“Il potere vive dell’ignoranza delle folle”, ha detto recentemente Umberto Galimberti. Una frase forte, che però trova conferma nei numeri. Secondo dati OCSE, il 51% dei ragazzi italiani che escono dalla terza media sa leggere ma non capisce ciò che legge. Una statistica allarmante, che ci costringe a porci una domanda scomoda: come può un paese che si considera “la culla della cultura” convivere con questi livelli di analfabetismo funzionale?
Cosa significa “analfabetismo funzionale”?
Non stiamo parlando di persone che non sanno leggere o scrivere, ma di chi, pur sapendo farlo, non riesce a usare queste competenze in modo efficace nella vita quotidiana. Leggere un articolo, compilare un modulo, capire le istruzioni di un farmaco: tutte attività che richiedono più della semplice decodifica delle parole. Richiedono comprensione, pensiero critico, capacità di collegare le informazioni.

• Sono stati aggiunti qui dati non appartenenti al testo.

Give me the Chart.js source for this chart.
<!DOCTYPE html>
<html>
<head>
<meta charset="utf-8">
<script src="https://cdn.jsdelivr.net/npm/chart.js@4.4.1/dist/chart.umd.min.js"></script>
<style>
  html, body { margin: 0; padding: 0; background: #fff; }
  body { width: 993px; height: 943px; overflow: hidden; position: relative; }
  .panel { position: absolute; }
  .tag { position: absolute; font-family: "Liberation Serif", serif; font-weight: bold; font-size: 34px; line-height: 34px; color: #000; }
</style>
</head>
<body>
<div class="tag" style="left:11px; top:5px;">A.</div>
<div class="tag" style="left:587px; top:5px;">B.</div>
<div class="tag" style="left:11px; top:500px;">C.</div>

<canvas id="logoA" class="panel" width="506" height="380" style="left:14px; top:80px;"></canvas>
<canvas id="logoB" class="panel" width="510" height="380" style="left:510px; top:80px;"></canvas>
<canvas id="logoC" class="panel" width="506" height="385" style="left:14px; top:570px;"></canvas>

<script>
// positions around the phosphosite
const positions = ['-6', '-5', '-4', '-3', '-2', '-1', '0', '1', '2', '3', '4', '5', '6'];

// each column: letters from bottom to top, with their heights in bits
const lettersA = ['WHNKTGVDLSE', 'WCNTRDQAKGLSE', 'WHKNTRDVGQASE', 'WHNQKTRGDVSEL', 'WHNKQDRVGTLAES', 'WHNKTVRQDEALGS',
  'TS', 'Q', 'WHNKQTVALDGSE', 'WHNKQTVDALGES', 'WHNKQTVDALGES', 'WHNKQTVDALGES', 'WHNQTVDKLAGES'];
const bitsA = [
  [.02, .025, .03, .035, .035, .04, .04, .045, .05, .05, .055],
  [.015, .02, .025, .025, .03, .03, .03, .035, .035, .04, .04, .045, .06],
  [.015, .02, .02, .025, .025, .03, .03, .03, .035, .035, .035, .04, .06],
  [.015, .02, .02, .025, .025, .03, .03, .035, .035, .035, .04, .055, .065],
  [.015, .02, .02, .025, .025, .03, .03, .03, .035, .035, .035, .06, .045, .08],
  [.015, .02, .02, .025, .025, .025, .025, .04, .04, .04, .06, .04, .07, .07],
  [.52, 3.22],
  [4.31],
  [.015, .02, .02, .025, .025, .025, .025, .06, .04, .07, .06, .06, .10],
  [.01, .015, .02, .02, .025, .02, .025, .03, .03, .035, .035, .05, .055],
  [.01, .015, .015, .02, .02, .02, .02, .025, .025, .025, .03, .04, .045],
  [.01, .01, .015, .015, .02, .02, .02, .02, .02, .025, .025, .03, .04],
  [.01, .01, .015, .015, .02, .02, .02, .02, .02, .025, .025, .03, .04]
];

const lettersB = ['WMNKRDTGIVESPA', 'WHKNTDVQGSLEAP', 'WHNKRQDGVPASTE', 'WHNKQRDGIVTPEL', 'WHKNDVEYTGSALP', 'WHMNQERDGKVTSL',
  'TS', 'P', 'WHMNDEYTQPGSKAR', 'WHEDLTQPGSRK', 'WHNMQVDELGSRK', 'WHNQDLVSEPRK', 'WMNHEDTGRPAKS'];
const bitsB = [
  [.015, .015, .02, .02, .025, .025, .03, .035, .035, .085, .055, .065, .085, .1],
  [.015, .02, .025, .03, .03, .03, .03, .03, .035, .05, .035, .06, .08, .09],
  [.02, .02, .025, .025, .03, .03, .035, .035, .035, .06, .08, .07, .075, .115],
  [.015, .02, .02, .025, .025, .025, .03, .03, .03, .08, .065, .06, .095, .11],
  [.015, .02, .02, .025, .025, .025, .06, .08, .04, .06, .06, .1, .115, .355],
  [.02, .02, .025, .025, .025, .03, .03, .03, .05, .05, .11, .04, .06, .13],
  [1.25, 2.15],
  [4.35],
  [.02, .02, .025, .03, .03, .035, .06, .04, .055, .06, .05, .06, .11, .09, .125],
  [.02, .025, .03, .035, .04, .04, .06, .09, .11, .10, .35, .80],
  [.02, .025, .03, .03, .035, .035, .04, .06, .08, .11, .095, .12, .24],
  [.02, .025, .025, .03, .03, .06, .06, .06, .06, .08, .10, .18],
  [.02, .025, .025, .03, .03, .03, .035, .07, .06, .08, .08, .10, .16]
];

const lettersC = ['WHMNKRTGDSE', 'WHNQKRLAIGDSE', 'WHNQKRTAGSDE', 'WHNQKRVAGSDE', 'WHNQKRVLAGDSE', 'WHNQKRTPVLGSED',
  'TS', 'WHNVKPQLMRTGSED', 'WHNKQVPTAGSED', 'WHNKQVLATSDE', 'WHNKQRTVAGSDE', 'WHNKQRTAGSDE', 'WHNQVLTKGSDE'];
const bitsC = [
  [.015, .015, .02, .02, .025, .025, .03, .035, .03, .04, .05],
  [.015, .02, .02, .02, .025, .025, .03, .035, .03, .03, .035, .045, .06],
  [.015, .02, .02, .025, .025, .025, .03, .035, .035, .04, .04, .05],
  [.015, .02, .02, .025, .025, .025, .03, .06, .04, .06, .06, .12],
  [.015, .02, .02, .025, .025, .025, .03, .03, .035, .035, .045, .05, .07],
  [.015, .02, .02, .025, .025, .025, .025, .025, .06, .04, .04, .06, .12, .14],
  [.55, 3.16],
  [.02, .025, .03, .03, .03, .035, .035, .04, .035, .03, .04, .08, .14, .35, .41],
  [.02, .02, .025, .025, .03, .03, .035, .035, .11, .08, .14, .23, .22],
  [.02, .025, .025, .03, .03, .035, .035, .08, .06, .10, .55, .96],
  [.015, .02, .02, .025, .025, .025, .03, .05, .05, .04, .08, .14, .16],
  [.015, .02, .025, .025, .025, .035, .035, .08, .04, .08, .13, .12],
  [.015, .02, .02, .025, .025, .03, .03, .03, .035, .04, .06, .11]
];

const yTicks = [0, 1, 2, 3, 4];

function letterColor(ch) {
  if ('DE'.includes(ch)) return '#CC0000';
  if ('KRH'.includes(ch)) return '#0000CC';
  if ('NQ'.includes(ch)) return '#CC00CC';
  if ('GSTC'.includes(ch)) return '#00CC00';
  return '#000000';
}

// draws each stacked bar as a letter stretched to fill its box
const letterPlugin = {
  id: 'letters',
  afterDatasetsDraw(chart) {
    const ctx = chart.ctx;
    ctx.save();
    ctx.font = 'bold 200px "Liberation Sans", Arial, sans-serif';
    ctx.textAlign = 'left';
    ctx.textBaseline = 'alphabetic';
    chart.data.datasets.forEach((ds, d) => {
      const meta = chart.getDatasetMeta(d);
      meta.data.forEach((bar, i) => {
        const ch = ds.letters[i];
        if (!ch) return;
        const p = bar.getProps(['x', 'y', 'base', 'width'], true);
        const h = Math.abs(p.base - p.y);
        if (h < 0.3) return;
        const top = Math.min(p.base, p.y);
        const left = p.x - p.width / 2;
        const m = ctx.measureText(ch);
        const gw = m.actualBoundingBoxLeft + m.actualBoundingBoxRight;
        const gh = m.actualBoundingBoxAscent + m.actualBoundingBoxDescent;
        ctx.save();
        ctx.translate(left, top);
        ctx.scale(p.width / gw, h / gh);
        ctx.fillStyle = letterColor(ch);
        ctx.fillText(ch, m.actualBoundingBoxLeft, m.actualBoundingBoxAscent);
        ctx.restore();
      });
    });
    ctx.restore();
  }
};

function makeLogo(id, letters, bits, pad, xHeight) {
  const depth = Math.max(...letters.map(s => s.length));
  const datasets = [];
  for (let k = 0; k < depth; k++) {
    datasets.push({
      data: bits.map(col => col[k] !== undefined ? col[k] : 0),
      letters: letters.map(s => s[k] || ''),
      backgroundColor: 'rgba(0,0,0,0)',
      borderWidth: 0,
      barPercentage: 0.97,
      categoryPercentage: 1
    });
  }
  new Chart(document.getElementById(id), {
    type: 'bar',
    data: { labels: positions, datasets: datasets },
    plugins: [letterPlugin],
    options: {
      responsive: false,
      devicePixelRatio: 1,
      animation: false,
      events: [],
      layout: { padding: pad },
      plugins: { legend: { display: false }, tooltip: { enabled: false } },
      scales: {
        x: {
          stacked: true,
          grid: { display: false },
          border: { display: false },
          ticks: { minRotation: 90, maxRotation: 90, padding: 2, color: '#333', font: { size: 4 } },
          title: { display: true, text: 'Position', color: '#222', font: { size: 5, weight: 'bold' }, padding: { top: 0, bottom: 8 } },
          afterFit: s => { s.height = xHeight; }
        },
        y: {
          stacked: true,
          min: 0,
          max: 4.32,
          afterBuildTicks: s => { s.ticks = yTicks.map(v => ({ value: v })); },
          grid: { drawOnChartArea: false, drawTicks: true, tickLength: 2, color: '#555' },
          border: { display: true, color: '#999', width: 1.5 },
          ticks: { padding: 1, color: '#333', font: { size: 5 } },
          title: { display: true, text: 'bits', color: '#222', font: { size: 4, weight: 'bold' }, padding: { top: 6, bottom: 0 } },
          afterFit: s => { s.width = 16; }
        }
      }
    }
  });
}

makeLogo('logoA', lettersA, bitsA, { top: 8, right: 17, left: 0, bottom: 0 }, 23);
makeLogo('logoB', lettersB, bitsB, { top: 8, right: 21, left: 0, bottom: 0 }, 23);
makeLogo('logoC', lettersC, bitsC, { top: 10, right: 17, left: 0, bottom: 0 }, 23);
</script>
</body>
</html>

In Italia, secondo l’indagine PIAAC dell’OCSE del 2019, ben il 28% degli adulti tra i 16 e i 65 anni è analfabeta funzionale. Solo Spagna e Turchia fanno peggio in Europa.
Il problema non nasce oggi. Affonda le radici nella storia recente del nostro Paese, in particolare nell’urbanizzazione rapidissima del secondo dopoguerra. Milioni di italiani, provenienti da contesti rurali poveri e con scarsa scolarizzazione, si sono riversati nelle città in cerca di lavoro e benessere. Il boom economico ha portato case, televisori, automobili, ma non sempre un’istruzione solida e diffusa. Il cambiamento è stato economico, più che culturale.
Molti si sono trovati improvvisamente immersi in un mondo urbano che richiedeva competenze nuove, senza che ci fosse stato un reale processo educativo e culturale a sostegno. Il risultato è un’eredità pesante, una frattura tra generazioni e territori, con effetti ancora visibili oggi.
Oggi la scuola italiana deve affrontare sfide complesse. Molti ragazzi arrivano alla fine del ciclo obbligatorio con competenze di base insufficienti. L’ultima indagine OCSE-PISA mostra come l’Italia sia in fondo alle classifiche europee per capacità di lettura e comprensione dei testi.
E ci sono anche altri fattori: disturbi dell’apprendimento come dislessia e ADHD sono ancora sottodiagnosticati, specialmente alle superiori e all’università. Molti studenti che avrebbero bisogno di supporto non lo ricevono, e questo influisce negativamente sui loro risultati.
L’Italia e il confronto con il Nord Europa
Il confronto con paesi come la Svezia o i Paesi Bassi è impietoso. In Svezia, per esempio, il tasso di analfabetismo funzionale è molto più basso. Il sistema scolastico svedese investe da anni sul pensiero critico, sull’apprendimento continuo e sull’inclusione. Ogni studente riceve supporto personalizzato, e le disabilità dell’apprendimento sono prese in carico sin dai primi anni.
Anche i Paesi Bassi puntano molto sull’educazione inclusiva: ogni ragazzo ha la possibilità di imparare secondo i propri tempi e bisogni, e il sistema accompagna chi è in difficoltà, anziché lasciarlo indietro.
C’è chi parla, provocatoriamente, di “desertificazione neuronale”. È un’immagine forte, ma non così lontana dalla realtà: in un mondo sempre più complesso e digitale, restare indietro nelle competenze di base significa essere esclusi non solo dal lavoro, ma anche dalla cittadinanza attiva. Chi non capisce ciò che legge ha difficoltà a informarsi, a partecipare al dibattito pubblico, a difendere i propri diritti. In una parola: a essere libero.
Serve un piano nazionale per l’alfabetizzazione funzionale, che coinvolga scuola, famiglie, media e istituzioni. Serve una formazione degli insegnanti aggiornata, fondi per il supporto agli studenti con bisogni educativi speciali, e una nuova centralità della lettura e della comprensione critica nei programmi scolastici.
Ma serve anche una presa di coscienza collettiva: il problema non riguarda solo i giovani o la scuola, ma tutti noi. Perché un popolo che non capisce ciò che legge è un popolo più facile da manipolare, più fragile, meno libero. E questo, come dice Galimberti, fa comodo a chi detiene il potere.
Umberto Eco disse: “Essere colti non significa ricordare tutte le nozioni, ma sapere dove andare a cercarle.”